▶ **Collected data**
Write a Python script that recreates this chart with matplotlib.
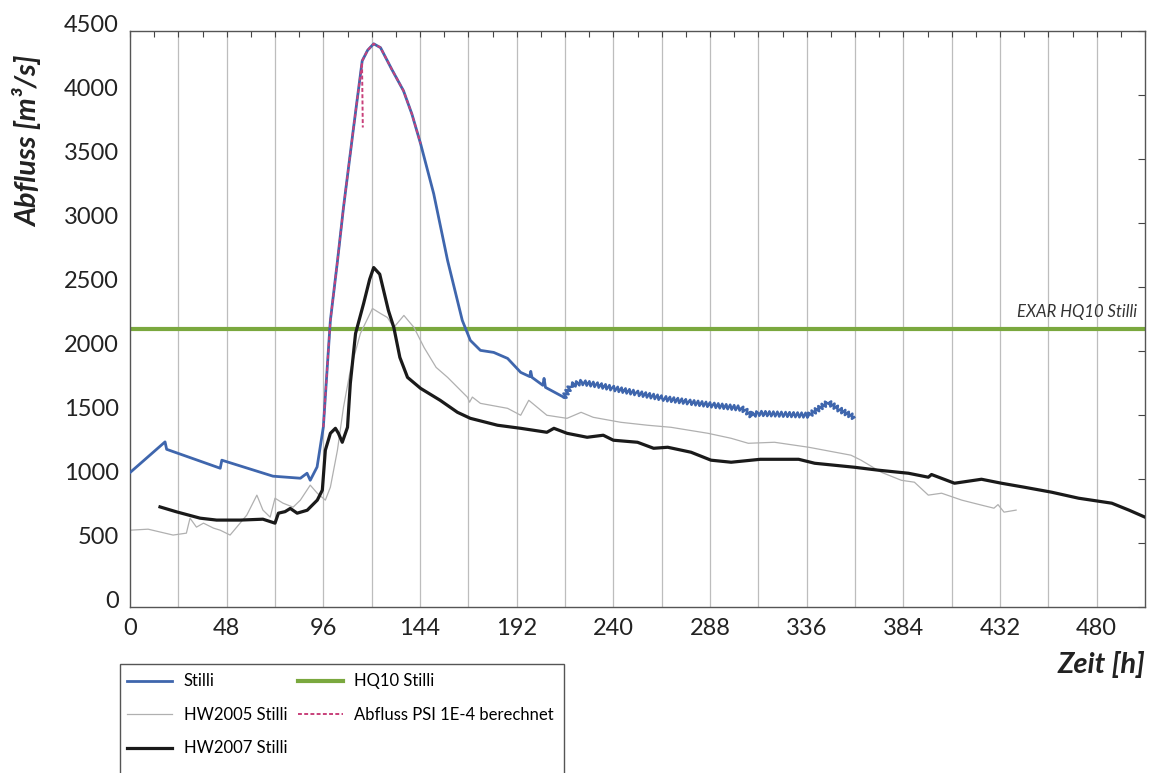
import numpy as np
import matplotlib
matplotlib.use("Agg")
import matplotlib.pyplot as plt
from matplotlib.transforms import ScaledTranslation
from matplotlib.patches import Rectangle

# ---------------- data ----------------
stilli_x = [0, 17.4, 18.2, 44.8, 45.6, 71, 84.6, 87.9, 89.5, 92.9, 96, 98.5, 99.5, 103, 106,
            111, 115.3, 118, 121, 124.4, 130, 135.8, 140, 144.3, 150.8, 157.7, 165, 169, 174, 180.6,
            187.5, 194, 198.5, 199, 199.6, 205, 205.6, 206.3, 215.5]
stilli_y = [1050, 1290, 1232, 1084, 1147, 1022, 1006, 1045, 990, 1094, 1406, 2005, 2239, 2700, 3120,
            3744, 4267, 4350, 4400, 4370, 4200, 4033, 3850, 3619, 3229, 2707, 2239, 2083, 2005, 1989,
            1942, 1833, 1800, 1841, 1794, 1732, 1786, 1716, 1638]
# later part of the Stilli record (oscillating data, drawn with wiggle style)
stilli2_x = [215.5, 219, 224, 232, 240, 252, 265, 278, 290, 303.5, 306, 308.4, 312, 325, 337, 342,
             346.7, 352, 359.6]
stilli2_y = [1638, 1732, 1755, 1735, 1708, 1670, 1630, 1600, 1576, 1552, 1530, 1498, 1513, 1505, 1498,
             1550, 1599, 1545, 1482]

hw2005_x = [0, 9, 21.4, 28, 29.8, 33, 36.5, 41.5, 44.8, 49.7, 53, 58, 63, 66, 69.6, 72, 76, 81,
            84.6, 89.5, 93, 97, 99.5, 103, 106, 109.4, 114.4, 120.4, 124.4, 127.8, 131, 136, 141,
            146, 152, 157.7, 167.6, 168.6, 170, 174, 187.5, 194, 198, 204, 207, 217, 224, 230,
            243.7, 257, 268.6, 287, 298.5, 307, 320, 337, 358, 363, 373, 383, 389.5, 396.4, 403,
            413, 422.8, 429, 431, 434, 440]
hw2005_y = [600, 608, 562, 577, 694, 624, 655, 616, 600, 562, 624, 718, 874, 757, 702, 850, 811, 780,
            835, 952, 889, 835, 936, 1225, 1560, 1849, 2137, 2332, 2293, 2262, 2184, 2278, 2184,
            2028, 1872, 1794, 1638, 1600, 1640, 1591, 1552, 1498, 1615, 1537, 1498, 1474, 1521, 1482,
            1443, 1420, 1404, 1357, 1318, 1279, 1287, 1248, 1186, 1147, 1053, 990, 975, 874, 889,
            835, 796, 772, 800, 741, 757]

hw2007_x = [14.9, 23.2, 34.8, 43, 54.7, 66, 72, 73.7, 77, 79.6, 83, 88, 93, 95.5, 97, 99.5, 102,
            103.5, 105.4, 108, 109.4, 112, 116, 119, 121, 124, 128.3, 131, 134, 137.8, 144.3, 154, 162.6,
            169, 182.5, 194, 207, 210.5, 217, 227, 235, 240, 252, 260, 267, 278.6, 288.5, 298.5, 313,
            332, 340, 359.6, 371.5, 386.5, 396.4, 398, 409.4, 422.8, 432.7, 444, 457.6, 471, 487.5,
            496, 504]
hw2007_y = [782, 743, 694, 679, 679, 686, 655, 733, 745, 770, 733, 756, 835, 913, 1225, 1357, 1396,
            1357, 1287, 1404, 1747, 2137, 2371, 2560, 2652, 2600, 2317, 2184, 1950, 1794, 1708, 1615, 1521,
            1474, 1420, 1396, 1365, 1396, 1357, 1326, 1342, 1303, 1287, 1240, 1248, 1209, 1147, 1131,
            1154, 1154, 1123, 1092, 1069, 1045, 1014, 1035, 967, 998, 967, 936, 897, 850, 811,
            757, 702]

psi_x = [96, 98.5, 99.5, 103, 106, 111, 115.2, 115.4, 115.6, np.nan, 115.3, 118, 121, 124.4, 130,
         135.8, 140, 144.3]
psi_y = [1406, 2005, 2239, 2700, 3120, 3744, 4253, 4000, 3746, np.nan, 4267, 4350, 4400, 4370, 4200,
         4033, 3850, 3619]

hq10_value = 2170

xticks = [0, 48, 96, 144, 192, 240, 288, 336, 384, 432, 480]
yticks = [0, 500, 1000, 1500, 2000, 2500, 3000, 3500, 4000, 4500]

# ---------------- figure ----------------
plt.rcParams['font.family'] = ['Lato', 'DejaVu Sans']
W, H = 1153, 773
fig = plt.figure(figsize=(W / 100, H / 100), dpi=100)
ax = fig.add_axes([130 / W, 1 - 607 / H, (1145 - 130) / W, (607 - 31) / H])

ax.set_xlim(0, 504)
ax.set_ylim(0, 4500)

# grid
for gx in range(24, 504, 24):
    ax.axvline(gx, color='#bdbdbd', lw=0.9, zorder=0)

blue = '#3f66ad'
l_stilli, = ax.plot(stilli_x, stilli_y, color=blue, lw=2.0, zorder=4, label='Stilli')
l_s2, = ax.plot(stilli2_x, stilli2_y, color=blue, lw=1.8, zorder=4)
l_s2.set_sketch_params(scale=2.4, length=4.0, randomness=1.0)
l_2005, = ax.plot(hw2005_x, hw2005_y, color='#b0b0b0', lw=0.9, zorder=2, label='HW2005 Stilli')
l_2007, = ax.plot(hw2007_x, hw2007_y, color='#1a1a1a', lw=2.3, zorder=3, label='HW2007 Stilli')
l_hq, = ax.plot([0, 504], [hq10_value, hq10_value], color='#7aa83e', lw=3.0, zorder=1,
                label='HQ10 Stilli')
l_psi, = ax.plot(psi_x, psi_y, color='#c8407a', lw=1.4, ls=(0, (2, 1.2)), zorder=5,
                 label='Abfluss PSI 1E-4 berechnet')

ax.text(500, 2308, 'EXAR HQ10 Stilli', ha='right', va='center', fontsize=12,
        style='italic', color='#333333')

# ticks
ax.set_xticks(xticks)
ax.set_yticks(yticks)
ax.tick_params(axis='both', which='both', length=0, labelsize=17, colors='#222222')
ax.tick_params(axis='x', pad=8)
ax.tick_params(axis='y', pad=8)
off = ScaledTranslation(0, 7 / 100, fig.dpi_scale_trans)
for lab in ax.get_yticklabels():
    lab.set_transform(lab.get_transform() + off)

# small ticks on top (12 h) and on right (500)
ax2 = ax.secondary_xaxis('top')
ax2.set_xticks(np.arange(0, 505, 12))
ax2.tick_params(direction='in', length=4, width=0.8, labeltop=False, colors='#444444')
ax2.spines['top'].set_visible(False)
ax3 = ax.secondary_yaxis('right')
ax3.set_yticks(yticks)
ax3.tick_params(direction='in', length=5, width=0.8, labelright=False, colors='#444444')
ax3.spines['right'].set_visible(False)

for sp in ax.spines.values():
    sp.set_color('#555555')
    sp.set_linewidth(1.0)

fig.text(28 / W, 1 - 141 / H, 'Abfluss [m³/s]', rotation=90, ha='center', va='center',
         fontsize=21, fontweight='bold', style='italic', color='#222222')
fig.text(1145 / W, 1 - 665 / H, 'Zeit [h]', ha='right', va='center',
         fontsize=21, fontweight='bold', style='italic', color='#222222')

# legend frame (extends below the figure edge as in the reference)
fig.patches.append(Rectangle((120 / W, -0.05), (564 - 120) / W, (1 - 664 / H) + 0.05,
                             transform=fig.transFigure, fill=False, edgecolor='#555555',
                             lw=1.0, zorder=10))
handles = [l_stilli, l_2005, l_2007, l_hq, l_psi]
leg = fig.legend(handles=handles, labels=[h.get_label() for h in handles], ncol=2,
                 loc='upper left', bbox_to_anchor=(124 / W, 1 - 670 / H),
                 fontsize=12, frameon=False,
                 handlelength=2.7, handletextpad=0.7, columnspacing=0.6,
                 labelspacing=1.05, borderpad=0.2, borderaxespad=0)

fig.savefig('out.png', dpi=100)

▶ **Requirement**
Write out an exact copy of the listing, first line through the line containing "from matplotlib.patches import Rectangle", with the pictures left out.

▶ **Answer for the task**
Write a Python script that recreates this chart with matplotlib.
import numpy as np
import matplotlib
matplotlib.use("Agg")
import matplotlib.pyplot as plt
from matplotlib.transforms import ScaledTranslation
from matplotlib.patches import Rectangle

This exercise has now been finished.